◆ Direction ◆
Print exactly the lines from the first one down to the line containing "200, 300, 400, 500, 600, 700, 800, 900];", both ends included, with no pictures and nothing else.

◆ Material provided ◆
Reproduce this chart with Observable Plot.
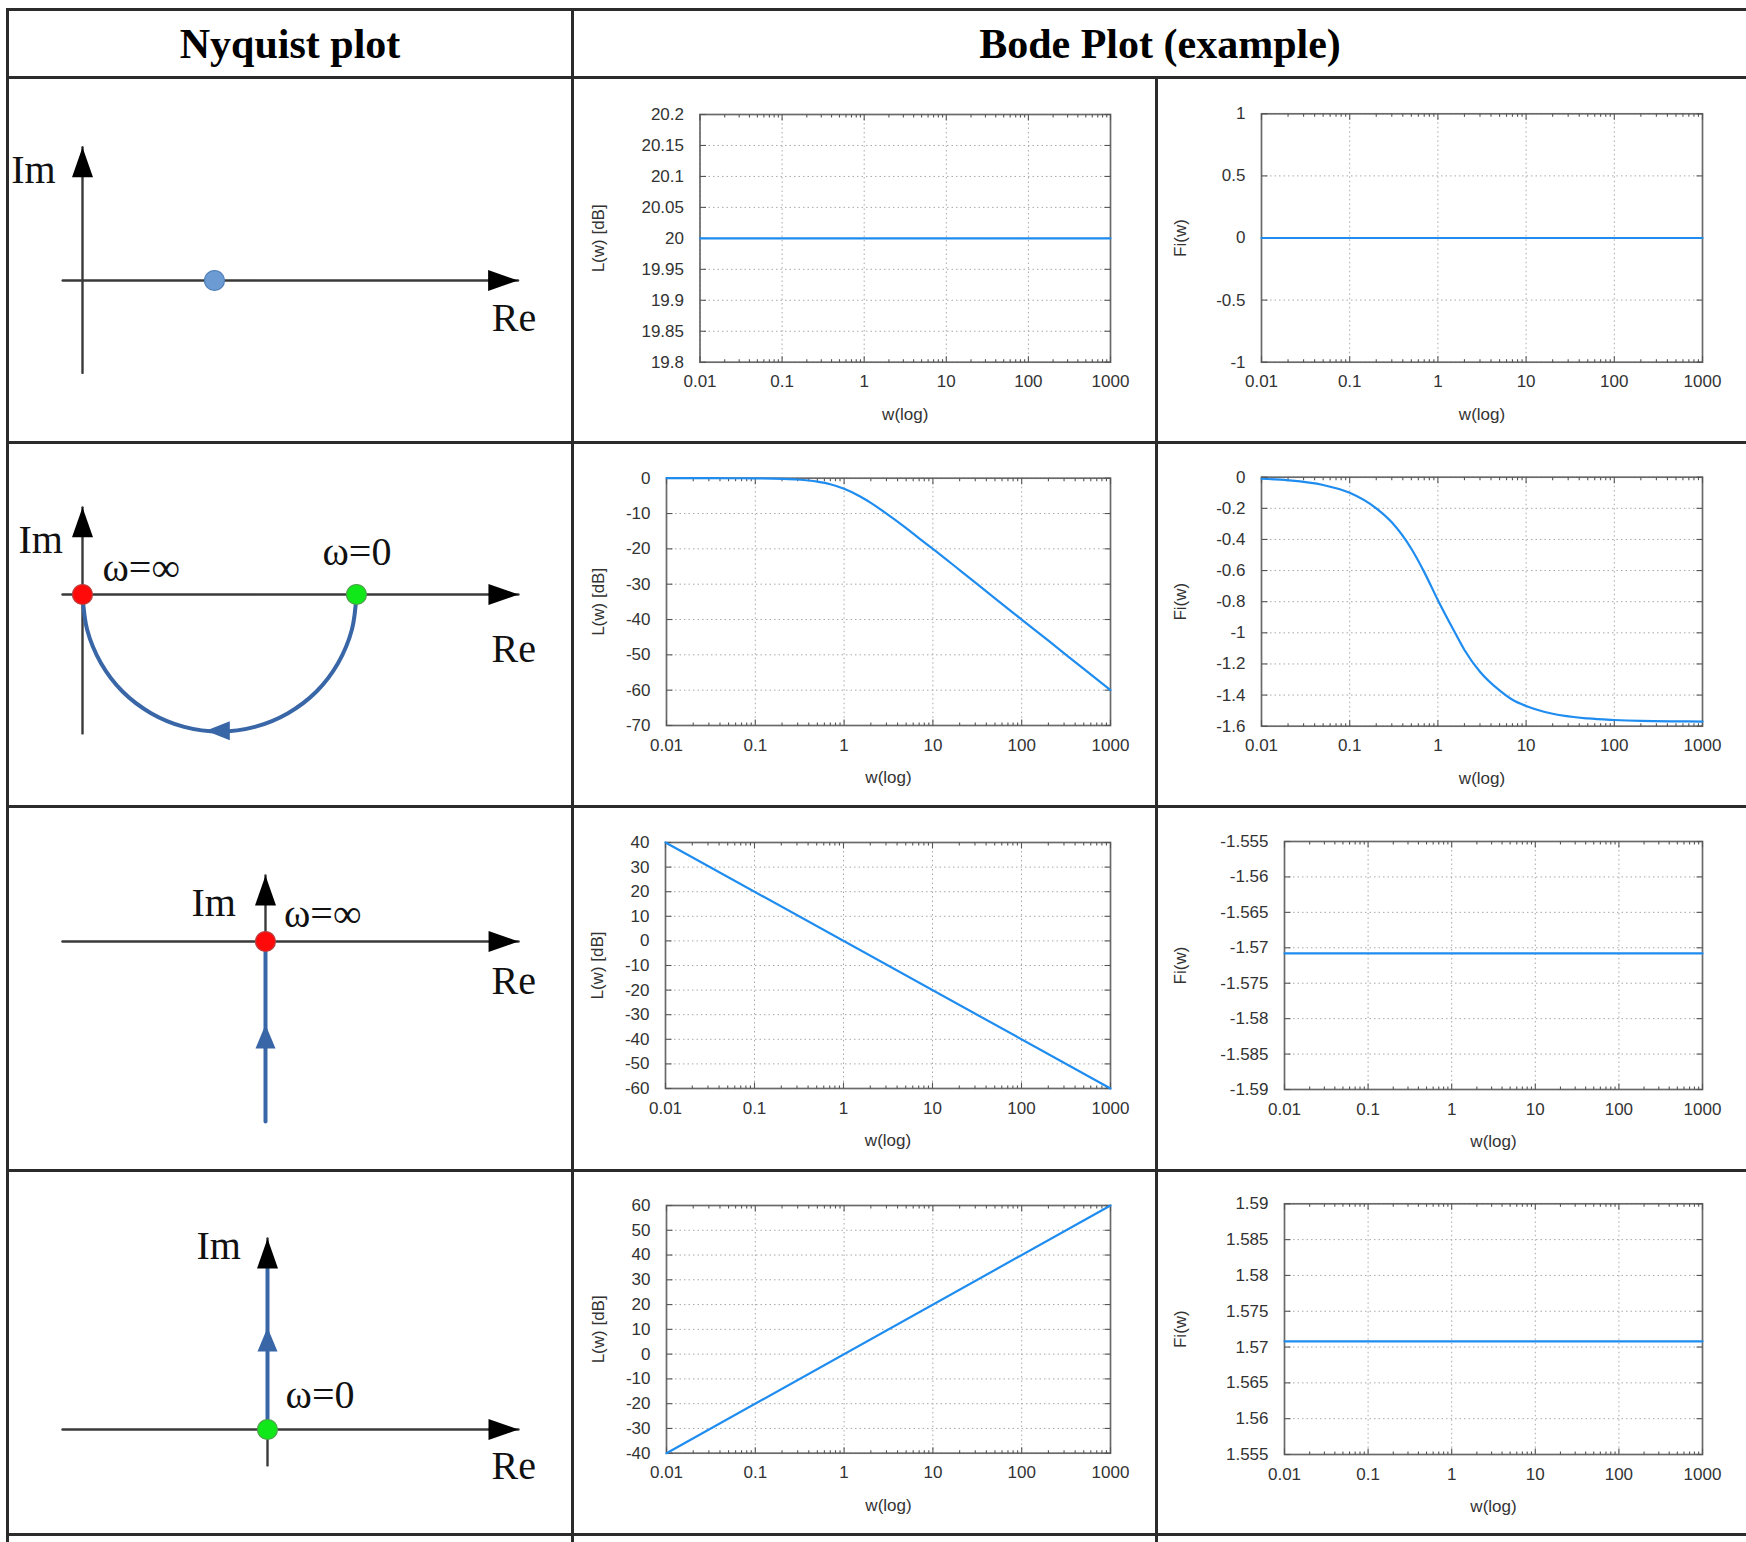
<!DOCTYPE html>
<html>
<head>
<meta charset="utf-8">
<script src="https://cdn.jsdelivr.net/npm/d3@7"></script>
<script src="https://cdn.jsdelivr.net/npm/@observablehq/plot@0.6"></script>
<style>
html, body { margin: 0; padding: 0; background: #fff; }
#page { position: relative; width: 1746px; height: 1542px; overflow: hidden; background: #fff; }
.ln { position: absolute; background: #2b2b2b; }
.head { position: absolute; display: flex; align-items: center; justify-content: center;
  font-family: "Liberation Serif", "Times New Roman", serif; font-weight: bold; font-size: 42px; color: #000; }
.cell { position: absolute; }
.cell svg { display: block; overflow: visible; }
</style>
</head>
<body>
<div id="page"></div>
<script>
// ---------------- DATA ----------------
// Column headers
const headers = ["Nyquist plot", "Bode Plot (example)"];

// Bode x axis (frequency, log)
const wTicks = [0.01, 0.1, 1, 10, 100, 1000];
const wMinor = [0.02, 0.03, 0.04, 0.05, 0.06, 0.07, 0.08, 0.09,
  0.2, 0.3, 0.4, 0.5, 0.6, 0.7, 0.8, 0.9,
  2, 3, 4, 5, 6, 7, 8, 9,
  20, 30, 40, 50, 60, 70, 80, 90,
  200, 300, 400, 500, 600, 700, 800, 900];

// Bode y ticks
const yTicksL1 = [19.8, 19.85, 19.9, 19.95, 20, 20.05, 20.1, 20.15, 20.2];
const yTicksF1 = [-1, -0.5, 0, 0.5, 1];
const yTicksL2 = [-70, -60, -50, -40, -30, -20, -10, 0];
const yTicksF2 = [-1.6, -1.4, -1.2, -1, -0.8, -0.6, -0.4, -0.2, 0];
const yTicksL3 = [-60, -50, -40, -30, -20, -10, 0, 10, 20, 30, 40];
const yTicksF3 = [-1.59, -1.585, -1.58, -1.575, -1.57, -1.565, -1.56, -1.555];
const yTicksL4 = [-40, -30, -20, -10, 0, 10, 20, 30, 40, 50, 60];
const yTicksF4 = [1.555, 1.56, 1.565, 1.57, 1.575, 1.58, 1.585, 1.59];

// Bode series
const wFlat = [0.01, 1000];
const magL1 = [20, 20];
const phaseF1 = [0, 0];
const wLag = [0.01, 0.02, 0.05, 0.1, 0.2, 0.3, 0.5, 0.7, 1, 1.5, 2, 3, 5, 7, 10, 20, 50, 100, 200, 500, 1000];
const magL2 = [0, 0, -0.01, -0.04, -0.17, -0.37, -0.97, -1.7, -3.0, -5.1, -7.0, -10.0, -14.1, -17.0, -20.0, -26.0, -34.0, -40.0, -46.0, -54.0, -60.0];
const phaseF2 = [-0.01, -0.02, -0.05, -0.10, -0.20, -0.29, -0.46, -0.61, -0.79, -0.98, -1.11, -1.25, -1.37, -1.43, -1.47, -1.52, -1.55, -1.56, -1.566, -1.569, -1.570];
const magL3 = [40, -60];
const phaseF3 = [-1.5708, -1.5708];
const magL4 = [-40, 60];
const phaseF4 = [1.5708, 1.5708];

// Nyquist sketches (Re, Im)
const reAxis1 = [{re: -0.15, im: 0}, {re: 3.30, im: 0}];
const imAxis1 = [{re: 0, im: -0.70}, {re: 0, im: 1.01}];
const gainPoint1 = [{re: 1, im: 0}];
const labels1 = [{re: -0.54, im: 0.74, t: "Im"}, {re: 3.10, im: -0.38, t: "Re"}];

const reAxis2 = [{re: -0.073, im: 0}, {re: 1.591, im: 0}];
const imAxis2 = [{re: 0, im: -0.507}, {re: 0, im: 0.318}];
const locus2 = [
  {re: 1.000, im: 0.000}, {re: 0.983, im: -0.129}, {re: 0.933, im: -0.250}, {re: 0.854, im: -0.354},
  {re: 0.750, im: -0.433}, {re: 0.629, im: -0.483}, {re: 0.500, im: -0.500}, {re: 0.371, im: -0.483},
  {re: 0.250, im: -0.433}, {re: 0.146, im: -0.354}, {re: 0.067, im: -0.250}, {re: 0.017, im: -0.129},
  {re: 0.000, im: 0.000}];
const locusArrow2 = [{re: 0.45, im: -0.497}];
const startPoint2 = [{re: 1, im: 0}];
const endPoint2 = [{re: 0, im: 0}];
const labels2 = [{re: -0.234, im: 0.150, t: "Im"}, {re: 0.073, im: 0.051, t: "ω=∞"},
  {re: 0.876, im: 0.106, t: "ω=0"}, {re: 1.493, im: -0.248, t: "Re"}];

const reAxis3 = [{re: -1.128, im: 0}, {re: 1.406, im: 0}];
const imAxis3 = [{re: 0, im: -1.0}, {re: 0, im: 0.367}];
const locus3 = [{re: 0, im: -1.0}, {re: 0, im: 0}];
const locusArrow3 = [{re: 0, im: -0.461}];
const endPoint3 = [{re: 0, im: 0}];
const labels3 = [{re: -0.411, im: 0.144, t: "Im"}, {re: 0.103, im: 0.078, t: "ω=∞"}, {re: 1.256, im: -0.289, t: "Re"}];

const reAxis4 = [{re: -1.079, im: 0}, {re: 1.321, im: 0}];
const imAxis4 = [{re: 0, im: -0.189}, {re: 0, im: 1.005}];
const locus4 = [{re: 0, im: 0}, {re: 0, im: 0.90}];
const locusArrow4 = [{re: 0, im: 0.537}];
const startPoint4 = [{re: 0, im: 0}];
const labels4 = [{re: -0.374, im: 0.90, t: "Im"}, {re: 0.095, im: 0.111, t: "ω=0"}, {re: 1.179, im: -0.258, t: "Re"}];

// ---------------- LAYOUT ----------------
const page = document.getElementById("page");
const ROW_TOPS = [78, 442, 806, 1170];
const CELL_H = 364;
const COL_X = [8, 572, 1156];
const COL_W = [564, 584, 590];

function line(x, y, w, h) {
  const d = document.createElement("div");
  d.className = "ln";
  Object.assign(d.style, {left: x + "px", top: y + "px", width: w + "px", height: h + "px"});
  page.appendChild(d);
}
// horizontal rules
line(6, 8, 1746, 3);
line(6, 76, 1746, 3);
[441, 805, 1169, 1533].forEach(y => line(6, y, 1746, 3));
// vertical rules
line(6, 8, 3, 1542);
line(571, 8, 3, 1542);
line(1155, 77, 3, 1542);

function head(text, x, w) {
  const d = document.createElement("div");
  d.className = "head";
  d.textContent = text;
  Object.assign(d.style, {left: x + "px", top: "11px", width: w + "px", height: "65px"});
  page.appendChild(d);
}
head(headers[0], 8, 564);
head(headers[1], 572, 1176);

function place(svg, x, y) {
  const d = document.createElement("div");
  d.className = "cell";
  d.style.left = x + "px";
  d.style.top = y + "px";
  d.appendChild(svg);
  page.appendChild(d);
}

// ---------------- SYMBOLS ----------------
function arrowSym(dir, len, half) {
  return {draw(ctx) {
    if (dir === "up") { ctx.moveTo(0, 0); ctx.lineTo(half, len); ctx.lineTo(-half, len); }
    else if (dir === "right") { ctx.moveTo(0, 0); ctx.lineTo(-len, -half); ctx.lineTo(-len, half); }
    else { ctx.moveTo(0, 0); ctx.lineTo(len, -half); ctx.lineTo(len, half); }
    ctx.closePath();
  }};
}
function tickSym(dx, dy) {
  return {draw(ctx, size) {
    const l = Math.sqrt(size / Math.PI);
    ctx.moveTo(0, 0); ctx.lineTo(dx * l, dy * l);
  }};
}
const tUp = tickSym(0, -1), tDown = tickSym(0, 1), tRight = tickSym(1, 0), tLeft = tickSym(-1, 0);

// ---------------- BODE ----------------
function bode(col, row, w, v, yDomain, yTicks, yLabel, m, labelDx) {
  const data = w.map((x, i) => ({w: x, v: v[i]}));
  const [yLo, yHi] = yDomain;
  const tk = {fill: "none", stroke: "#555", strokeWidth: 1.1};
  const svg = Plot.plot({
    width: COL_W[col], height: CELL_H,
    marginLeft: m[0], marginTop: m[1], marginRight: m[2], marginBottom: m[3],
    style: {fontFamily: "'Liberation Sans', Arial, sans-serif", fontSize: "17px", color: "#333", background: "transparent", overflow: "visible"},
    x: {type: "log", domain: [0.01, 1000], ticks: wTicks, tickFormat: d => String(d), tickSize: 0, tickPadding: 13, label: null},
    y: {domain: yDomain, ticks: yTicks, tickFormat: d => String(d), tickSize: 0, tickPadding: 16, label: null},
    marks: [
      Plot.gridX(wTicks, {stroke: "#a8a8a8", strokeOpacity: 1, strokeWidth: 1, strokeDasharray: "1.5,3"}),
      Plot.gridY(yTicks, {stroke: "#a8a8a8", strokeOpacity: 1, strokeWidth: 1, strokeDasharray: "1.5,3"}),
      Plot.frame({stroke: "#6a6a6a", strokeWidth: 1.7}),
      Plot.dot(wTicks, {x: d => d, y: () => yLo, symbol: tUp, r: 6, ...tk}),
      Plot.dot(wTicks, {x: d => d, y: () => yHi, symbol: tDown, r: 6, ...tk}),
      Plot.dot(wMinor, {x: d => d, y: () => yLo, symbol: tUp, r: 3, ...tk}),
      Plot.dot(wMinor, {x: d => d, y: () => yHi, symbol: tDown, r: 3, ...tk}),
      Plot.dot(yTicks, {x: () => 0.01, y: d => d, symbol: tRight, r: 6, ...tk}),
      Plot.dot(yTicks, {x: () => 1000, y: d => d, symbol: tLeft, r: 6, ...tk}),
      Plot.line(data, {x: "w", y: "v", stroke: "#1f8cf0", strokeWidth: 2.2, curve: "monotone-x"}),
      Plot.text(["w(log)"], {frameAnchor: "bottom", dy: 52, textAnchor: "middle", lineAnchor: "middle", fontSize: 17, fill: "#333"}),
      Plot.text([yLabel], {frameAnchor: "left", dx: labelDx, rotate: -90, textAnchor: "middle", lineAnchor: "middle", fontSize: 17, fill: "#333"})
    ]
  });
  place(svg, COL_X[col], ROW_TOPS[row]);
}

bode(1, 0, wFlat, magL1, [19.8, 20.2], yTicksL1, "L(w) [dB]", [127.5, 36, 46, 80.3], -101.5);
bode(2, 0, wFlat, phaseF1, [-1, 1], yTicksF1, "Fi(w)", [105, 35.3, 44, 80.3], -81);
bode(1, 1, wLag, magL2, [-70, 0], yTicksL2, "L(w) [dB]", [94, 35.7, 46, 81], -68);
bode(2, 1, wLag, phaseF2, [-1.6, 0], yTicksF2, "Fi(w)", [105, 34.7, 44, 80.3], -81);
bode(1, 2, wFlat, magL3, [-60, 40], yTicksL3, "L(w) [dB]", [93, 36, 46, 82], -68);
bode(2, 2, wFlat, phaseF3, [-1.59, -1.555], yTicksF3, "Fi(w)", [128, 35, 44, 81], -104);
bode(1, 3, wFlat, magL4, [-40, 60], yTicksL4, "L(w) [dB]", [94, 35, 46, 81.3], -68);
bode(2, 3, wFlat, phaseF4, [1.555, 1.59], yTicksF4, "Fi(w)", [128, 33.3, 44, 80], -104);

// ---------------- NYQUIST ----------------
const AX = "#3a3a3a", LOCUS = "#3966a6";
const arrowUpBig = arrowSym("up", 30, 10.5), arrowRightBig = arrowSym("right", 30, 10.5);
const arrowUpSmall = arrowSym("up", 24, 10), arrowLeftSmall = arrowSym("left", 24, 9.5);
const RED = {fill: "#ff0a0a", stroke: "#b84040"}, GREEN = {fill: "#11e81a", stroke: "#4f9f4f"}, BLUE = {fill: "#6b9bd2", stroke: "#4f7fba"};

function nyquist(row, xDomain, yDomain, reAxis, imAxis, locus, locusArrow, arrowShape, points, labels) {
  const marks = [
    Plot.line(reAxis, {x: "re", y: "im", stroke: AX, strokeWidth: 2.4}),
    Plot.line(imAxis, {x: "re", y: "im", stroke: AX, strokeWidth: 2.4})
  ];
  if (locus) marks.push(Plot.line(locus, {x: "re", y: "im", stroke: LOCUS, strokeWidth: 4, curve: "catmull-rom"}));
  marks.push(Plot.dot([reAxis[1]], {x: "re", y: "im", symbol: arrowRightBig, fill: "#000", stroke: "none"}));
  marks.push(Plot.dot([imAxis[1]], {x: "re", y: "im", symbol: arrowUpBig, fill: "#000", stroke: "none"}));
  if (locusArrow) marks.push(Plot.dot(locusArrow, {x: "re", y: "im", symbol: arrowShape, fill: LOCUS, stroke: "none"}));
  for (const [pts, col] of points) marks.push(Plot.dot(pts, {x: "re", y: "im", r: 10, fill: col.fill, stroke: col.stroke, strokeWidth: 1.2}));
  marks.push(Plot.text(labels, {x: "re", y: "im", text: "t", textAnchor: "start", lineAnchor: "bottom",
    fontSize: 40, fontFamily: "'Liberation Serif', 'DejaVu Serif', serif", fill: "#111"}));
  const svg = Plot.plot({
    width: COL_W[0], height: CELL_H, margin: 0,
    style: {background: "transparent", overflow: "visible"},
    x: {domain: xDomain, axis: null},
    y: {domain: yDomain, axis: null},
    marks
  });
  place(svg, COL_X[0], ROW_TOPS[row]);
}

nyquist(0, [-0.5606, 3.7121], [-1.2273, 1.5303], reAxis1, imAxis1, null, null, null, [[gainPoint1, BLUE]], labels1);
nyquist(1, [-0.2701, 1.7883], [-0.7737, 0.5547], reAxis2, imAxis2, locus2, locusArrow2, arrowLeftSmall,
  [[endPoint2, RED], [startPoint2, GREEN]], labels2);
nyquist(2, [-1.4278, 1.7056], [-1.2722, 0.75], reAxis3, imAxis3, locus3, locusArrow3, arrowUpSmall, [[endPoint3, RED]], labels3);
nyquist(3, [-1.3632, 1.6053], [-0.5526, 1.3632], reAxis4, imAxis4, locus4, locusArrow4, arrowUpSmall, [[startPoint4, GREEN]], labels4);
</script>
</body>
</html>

◆ Solution for this problem ◆
Reproduce this chart with Observable Plot.
<!DOCTYPE html>
<html>
<head>
<meta charset="utf-8">
<script src="https://cdn.jsdelivr.net/npm/d3@7"></script>
<script src="https://cdn.jsdelivr.net/npm/@observablehq/plot@0.6"></script>
<style>
html, body { margin: 0; padding: 0; background: #fff; }
#page { position: relative; width: 1746px; height: 1542px; overflow: hidden; background: #fff; }
.ln { position: absolute; background: #2b2b2b; }
.head { position: absolute; display: flex; align-items: center; justify-content: center;
  font-family: "Liberation Serif", "Times New Roman", serif; font-weight: bold; font-size: 42px; color: #000; }
.cell { position: absolute; }
.cell svg { display: block; overflow: visible; }
</style>
</head>
<body>
<div id="page"></div>
<script>
// ---------------- DATA ----------------
// Column headers
const headers = ["Nyquist plot", "Bode Plot (example)"];

// Bode x axis (frequency, log)
const wTicks = [0.01, 0.1, 1, 10, 100, 1000];
const wMinor = [0.02, 0.03, 0.04, 0.05, 0.06, 0.07, 0.08, 0.09,
  0.2, 0.3, 0.4, 0.5, 0.6, 0.7, 0.8, 0.9,
  2, 3, 4, 5, 6, 7, 8, 9,
  20, 30, 40, 50, 60, 70, 80, 90,
  200, 300, 400, 500, 600, 700, 800, 900];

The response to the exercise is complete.